- Wasting my time roaming, watching movies,TV (I don’t watch TV now). I wonder had I used that time to gain real life insights, read some more books, worked with mentors to improve my self, devoted that time for more self developement, my life would have been 10 years fast. Time is the most important possession anyone can have. Use it wisely.
- Chasing a lot of girls. Actually a lot. I was a soft Playboy (just attracting a lot of girls and then doing nothing). I was a charmer. Just for my pseudo ego count I manipulated emotions of quite a many girls. I deeply regret it now. There is no point validating your bullshit ego by charming a lot of women and then doing nothing to just leave them infinitely thirsty and restless. It’s just like showing heaven to someone and then just switching it off completely with no remorse. But that is what is called immature age.
- Eating junk. I was a spoiled foodie. My body was devastated by all junk I was putting in it. You take equal amount of time to recover from junk barrage. I was 109 kg bag of fat with some muscle. It took five full years to recover from the mess I am never going to find myself in again! Care for your body. It’s your real home for life.

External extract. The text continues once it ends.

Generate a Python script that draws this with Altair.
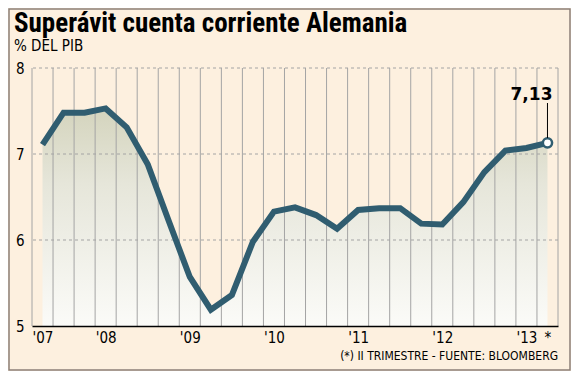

- Chasing true unconditional love. Just like many nice guys and not ‘nice guys’ out there, I too was blinded by mainstream media and movies about unconditional love. I found it very hard to realize and accept that there are bare minimum conditions in unconditional true love. At times I devoted my whole and soul into relationships only to find later that free ‘hidden conditions’ were also present in the backdrop. I always believed in total love with complete openness, with no mind games nor ego. Only love. It took me long time and quite a few nasty heartbreaks to realize that this is not the case. Later on I thoroughly researched the logic behind love (sounds weird) and understood real psychology behind it. I must say it was most heartbreaking revelation I ever had. The mirage was so wonderful. If people can’t be themselves in love and had to fulfill certain criteria (always and not just initially), maintain a pseudo self image and had to resort to some kind of mind game bullshit, I guess that love is not worth the effort. Go buy sex. Easier, better and cheaper. I found true love only twice and once about 70% (recent), then chances of average Joe finding it are next to none. I was a love explorer all my life. Testing all kinds of girls, in all kind of scenario, from all wakes of life. Only two passed with cent percent and one just failed by one percent (she failed only there last test). I don’t hate women for what they are. It is what they are, accept the reality and embrace nature’s wish. The love which exists today in real life aka #relationships is also comforting up to 70%. Something is always better than nothing. Most happy people are those who don’t know about this and always fall in the barometer of those unconditional conditions. They only get a set back of life if they ever lose that grid of ‘minimum conditions’ momentarily (or test their lovers by posing to be out of grid). My advice: Never try to break that mirage by testing your love. You will wake up, can never sleep again and will always want that broken dream back.
- I enjoyed every teasing, abusing bypassers (since we were in large group, empowered by raw youth, energy,zero responsibility and fake ego). I deeply regret that now. Now when I work hard to earn a living, I realize the perils of modern day life, my respect for a common man has increased multifold. Whoever is in whatever situation, I realize their struggle and battle of life. Out of ingnorance we do disrespect people when we are young, only to find later that life is not that easy as we thought it is. Always respect people who work hard whoever they might be. You may not know their struggle and life conditions. If you are privileged, thank God and not disgrace others with whom he was not that kind.
Youth is energy, power and with great power comes great responsibility.